This article appears in the September 2023 issue of Investment Executive. Subscribe to the print edition, read the digital edition or read the articles online.
The Ontario Court of Appeal upheld a lower court’s decision in July that found a father who transferred over $10 million in cash and real estate to his son had done so by way of gift rather than by loan.
The case law suggests that property transferred to an adult child is presumed to be in trust unless the adult child can prove the transfer was intended to be a gift.
In Falsetto v. Falsetto, a teenage son began working in his father’s Ottawa business in the late 1990s, maintaining rental properties. At that time, the father and son had reconciled after years of estrangement following the father’s separation from his wife, the son’s mother.
The father didn’t pay his son even though the son worked six days a week in the business. Instead, the father told his son he intended to eventually give him the business.
The son started his own flooring business in the early 2000s. After that, he began buying, renovating and selling homes, and then building and selling his own properties. The father visited the son on job sites almost daily.
In 2010, the son told his father about a property he was thinking of buying. The father supported the idea and provided him with $475,000 to help with the purchase.
Between 2010 and 2016, the father transferred other assets to his son, including money from a settlement agreement, cheques from personal accounts and titles to property. At trial, the son testified that before each transfer, he verified with his father that the transfer was a gift.
In 2022 the father sued his son, saying the transfers were not intended as gifts. Instead, he said he wanted his son to use the transferred amounts to buy property in the father’s name or in trust for the father’s benefit. The father further alleged that the son had breached his fiduciary duty as the father’s power of attorney for property.
In the lower court’s decision, the trial judge relied on the 2007 Supreme Court of Canada decision in Pecore v. Pecore, in which the top court held that when a parent gratuitously transfers property to an adult child, the law presumes the child holds the property on trust for the parent.
However, the adult child can rebut the presumption of trust by providing evidence that the parent intended to make a gift of the property; that the child accepted the gift; and that there was “a sufficient act of delivery” to complete the gift transaction.
In Falsetto, the lower court judge found the father’s testimony regarding the transfers wasn’t “credible or reliable,” while the son’s was “consistent and credible.” Independent witnesses also testified that the father told them he had intended to make or had made gifts to the son.
The trial judge found the evidence also showed the son accepted the transfers and used the money to acquire properties, and that he received and deposited the cheques in his account or that of his company.
Finally, the trial judge found there had been no breach of fiduciary duty.
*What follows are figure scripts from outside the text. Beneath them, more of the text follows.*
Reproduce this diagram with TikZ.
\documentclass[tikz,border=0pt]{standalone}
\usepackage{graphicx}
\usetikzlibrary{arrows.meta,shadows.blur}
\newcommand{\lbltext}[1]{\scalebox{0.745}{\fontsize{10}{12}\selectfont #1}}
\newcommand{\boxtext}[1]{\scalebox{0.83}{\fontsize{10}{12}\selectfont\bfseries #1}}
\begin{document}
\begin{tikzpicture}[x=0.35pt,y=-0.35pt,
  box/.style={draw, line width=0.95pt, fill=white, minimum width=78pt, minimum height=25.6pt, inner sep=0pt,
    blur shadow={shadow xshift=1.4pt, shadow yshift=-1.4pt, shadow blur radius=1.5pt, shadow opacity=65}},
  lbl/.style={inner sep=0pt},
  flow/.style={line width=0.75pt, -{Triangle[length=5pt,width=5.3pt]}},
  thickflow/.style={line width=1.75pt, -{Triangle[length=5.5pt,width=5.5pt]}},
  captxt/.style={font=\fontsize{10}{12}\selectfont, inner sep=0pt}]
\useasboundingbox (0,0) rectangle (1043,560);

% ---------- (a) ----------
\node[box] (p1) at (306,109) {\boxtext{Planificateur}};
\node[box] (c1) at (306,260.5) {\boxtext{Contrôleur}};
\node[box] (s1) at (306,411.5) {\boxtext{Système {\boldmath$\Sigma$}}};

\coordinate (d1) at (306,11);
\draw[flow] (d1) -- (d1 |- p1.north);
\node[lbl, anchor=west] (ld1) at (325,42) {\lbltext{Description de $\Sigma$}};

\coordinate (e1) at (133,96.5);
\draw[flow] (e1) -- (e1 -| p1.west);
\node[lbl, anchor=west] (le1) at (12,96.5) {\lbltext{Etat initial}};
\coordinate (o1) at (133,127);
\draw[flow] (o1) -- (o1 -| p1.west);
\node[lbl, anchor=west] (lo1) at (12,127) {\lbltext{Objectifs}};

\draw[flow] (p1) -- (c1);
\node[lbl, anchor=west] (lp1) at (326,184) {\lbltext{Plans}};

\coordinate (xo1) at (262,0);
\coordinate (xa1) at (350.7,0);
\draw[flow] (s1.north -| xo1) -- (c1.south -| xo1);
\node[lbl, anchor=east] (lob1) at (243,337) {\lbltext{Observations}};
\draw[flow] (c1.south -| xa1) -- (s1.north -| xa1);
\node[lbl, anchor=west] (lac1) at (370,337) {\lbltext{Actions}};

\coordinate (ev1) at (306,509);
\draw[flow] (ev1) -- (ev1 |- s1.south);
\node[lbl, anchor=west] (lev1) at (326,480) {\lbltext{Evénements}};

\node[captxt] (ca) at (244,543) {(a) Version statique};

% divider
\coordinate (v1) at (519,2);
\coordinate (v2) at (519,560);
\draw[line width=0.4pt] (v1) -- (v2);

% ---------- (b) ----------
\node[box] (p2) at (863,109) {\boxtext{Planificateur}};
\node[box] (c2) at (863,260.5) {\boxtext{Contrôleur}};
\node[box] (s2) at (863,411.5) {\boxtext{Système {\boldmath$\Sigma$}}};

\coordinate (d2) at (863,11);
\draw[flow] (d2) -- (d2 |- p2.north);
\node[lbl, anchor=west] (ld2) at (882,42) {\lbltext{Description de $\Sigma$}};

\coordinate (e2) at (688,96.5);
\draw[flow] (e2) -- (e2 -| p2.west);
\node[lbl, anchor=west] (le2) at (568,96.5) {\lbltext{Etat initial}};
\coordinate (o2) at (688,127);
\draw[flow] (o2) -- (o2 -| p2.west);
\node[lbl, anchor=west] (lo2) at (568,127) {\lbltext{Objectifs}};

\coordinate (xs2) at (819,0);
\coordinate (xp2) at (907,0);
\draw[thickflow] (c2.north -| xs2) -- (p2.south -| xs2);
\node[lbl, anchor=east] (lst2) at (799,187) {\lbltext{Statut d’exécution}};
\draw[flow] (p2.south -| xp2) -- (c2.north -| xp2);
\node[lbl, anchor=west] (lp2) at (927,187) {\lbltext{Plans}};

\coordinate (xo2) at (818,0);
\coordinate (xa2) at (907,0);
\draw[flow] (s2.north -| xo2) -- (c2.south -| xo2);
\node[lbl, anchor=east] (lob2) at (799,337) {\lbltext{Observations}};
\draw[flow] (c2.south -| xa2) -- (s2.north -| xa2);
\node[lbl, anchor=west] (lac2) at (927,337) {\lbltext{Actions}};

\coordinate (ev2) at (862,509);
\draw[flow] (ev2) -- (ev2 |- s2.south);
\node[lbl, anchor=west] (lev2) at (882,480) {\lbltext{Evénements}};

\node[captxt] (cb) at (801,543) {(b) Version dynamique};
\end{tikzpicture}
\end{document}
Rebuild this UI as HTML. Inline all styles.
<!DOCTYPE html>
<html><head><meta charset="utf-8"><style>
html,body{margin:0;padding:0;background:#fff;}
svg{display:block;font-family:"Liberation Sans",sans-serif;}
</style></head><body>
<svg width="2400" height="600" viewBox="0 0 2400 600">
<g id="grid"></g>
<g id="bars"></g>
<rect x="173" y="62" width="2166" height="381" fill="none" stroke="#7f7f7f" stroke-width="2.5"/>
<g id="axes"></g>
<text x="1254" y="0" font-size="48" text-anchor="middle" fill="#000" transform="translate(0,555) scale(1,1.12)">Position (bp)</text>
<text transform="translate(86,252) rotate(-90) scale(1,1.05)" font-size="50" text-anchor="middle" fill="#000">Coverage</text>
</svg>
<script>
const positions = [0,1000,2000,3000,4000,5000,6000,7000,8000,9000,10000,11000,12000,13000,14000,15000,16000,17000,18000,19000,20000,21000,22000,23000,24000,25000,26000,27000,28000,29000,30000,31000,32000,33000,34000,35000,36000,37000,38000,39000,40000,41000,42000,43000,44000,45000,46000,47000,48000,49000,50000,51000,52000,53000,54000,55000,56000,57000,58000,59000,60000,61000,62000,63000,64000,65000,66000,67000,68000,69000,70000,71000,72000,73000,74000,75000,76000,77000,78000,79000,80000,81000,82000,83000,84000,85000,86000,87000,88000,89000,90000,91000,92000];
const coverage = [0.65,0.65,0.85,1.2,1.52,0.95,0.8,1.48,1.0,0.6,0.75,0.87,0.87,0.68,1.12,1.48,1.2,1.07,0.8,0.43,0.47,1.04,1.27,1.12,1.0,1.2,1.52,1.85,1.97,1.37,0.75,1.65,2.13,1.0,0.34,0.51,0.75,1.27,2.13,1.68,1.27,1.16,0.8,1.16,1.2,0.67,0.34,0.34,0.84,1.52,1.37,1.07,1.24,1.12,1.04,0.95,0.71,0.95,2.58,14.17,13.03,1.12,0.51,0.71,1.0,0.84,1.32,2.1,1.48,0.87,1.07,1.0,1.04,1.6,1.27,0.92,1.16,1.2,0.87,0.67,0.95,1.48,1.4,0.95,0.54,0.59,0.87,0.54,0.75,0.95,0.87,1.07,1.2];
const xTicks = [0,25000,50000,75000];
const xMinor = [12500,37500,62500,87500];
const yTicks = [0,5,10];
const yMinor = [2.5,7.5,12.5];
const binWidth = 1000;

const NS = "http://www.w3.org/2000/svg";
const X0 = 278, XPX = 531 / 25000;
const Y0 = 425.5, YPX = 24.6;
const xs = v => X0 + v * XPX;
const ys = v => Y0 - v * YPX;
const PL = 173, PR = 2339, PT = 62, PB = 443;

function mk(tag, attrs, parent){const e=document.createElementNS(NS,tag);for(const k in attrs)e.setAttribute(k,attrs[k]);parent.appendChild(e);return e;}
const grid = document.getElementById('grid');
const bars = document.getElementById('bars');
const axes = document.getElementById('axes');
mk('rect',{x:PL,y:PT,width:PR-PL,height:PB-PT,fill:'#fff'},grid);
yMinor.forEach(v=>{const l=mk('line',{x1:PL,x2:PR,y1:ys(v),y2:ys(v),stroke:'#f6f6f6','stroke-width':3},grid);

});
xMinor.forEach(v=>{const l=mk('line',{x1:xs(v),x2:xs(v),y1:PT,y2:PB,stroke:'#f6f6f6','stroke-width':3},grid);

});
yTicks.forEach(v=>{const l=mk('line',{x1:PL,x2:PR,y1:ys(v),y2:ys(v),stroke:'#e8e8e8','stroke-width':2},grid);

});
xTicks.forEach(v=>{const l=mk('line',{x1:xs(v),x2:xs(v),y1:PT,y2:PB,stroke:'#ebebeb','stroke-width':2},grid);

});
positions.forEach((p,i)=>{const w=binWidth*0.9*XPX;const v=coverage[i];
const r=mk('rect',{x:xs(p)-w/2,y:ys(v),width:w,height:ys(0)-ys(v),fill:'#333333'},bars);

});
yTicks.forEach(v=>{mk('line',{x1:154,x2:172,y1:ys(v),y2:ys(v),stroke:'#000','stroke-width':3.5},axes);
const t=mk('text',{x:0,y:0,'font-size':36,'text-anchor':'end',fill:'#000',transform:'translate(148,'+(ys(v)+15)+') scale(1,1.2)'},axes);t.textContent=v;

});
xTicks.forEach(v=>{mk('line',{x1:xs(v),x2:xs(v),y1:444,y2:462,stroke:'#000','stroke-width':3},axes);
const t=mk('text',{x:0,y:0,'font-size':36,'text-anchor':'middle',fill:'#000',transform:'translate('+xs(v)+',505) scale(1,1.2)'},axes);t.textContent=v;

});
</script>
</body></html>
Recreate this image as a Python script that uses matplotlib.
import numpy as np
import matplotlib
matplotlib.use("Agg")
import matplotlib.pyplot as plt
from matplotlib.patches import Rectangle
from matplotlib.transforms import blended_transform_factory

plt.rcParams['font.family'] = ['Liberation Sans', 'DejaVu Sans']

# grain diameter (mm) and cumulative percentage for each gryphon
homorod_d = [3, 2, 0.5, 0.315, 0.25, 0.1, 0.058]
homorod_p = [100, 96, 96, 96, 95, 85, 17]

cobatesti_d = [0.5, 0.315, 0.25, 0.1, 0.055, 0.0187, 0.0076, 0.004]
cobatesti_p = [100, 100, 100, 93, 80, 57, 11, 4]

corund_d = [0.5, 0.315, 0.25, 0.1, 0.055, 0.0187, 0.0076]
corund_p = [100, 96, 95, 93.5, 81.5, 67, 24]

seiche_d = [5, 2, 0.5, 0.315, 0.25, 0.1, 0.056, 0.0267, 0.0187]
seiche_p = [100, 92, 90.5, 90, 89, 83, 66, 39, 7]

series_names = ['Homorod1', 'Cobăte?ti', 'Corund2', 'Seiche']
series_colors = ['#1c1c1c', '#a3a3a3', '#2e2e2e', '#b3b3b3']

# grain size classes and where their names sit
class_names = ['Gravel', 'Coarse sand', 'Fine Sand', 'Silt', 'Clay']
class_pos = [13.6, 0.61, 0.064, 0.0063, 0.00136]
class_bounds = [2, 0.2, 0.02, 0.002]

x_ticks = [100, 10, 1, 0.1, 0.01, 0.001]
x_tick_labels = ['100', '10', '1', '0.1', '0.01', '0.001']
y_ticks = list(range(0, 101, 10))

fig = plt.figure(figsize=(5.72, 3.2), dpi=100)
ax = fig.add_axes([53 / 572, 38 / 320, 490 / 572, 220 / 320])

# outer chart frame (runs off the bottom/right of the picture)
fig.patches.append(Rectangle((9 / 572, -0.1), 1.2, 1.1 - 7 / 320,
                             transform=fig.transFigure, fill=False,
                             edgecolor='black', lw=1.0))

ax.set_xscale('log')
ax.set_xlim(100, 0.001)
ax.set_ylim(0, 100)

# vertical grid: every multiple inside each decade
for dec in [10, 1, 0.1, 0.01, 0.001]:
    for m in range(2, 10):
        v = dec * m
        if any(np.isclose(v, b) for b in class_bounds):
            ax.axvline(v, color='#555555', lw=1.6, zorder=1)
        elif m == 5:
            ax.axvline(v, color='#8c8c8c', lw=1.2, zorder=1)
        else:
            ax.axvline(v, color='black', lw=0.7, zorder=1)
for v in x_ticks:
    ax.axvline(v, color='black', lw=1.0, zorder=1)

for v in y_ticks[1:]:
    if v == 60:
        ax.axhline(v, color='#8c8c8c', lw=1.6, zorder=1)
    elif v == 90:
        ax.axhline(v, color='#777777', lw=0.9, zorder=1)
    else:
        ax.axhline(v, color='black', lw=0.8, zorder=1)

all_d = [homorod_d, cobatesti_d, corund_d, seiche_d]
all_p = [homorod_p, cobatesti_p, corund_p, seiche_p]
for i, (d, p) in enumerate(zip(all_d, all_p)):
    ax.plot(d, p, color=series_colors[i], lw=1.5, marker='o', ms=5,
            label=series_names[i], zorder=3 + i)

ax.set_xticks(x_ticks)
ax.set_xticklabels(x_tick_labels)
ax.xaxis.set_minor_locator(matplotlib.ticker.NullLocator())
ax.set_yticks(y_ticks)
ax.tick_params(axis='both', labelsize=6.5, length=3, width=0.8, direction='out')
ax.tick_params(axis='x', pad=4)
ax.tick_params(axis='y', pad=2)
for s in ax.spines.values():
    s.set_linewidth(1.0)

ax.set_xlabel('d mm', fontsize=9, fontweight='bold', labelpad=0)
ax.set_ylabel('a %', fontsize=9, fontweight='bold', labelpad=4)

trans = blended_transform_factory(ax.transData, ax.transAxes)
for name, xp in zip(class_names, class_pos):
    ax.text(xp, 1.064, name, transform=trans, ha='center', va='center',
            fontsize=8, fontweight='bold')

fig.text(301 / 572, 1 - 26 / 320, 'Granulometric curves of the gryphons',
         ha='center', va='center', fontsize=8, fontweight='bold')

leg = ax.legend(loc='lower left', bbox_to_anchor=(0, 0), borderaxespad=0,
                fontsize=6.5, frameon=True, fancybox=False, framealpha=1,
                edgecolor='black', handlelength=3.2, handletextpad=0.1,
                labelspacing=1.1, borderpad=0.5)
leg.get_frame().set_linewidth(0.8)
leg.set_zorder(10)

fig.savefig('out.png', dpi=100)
On appeal, the higher court declined to review the evidence on whether the transfers were gifts, stating it would not “re-try the case” where the trial judge had made no “palpable or overriding” error in applying the law or reviewing the facts. And while the higher court agreed with the father’s contention that the son had a fiduciary duty, it found the son had not breached it.
The Falsetto decision is a further reminder of the importance of documenting financial transactions, “even between family,” said Matthew Urback, partner with Shibley Righton LLP in Toronto. “So many people don’t know about this presumption of resulting trust” set out in Pecore.
Even when a gift is clearly contemplated, Urback said, it’s a good idea to document the gift “as a way to rebut the presumption.”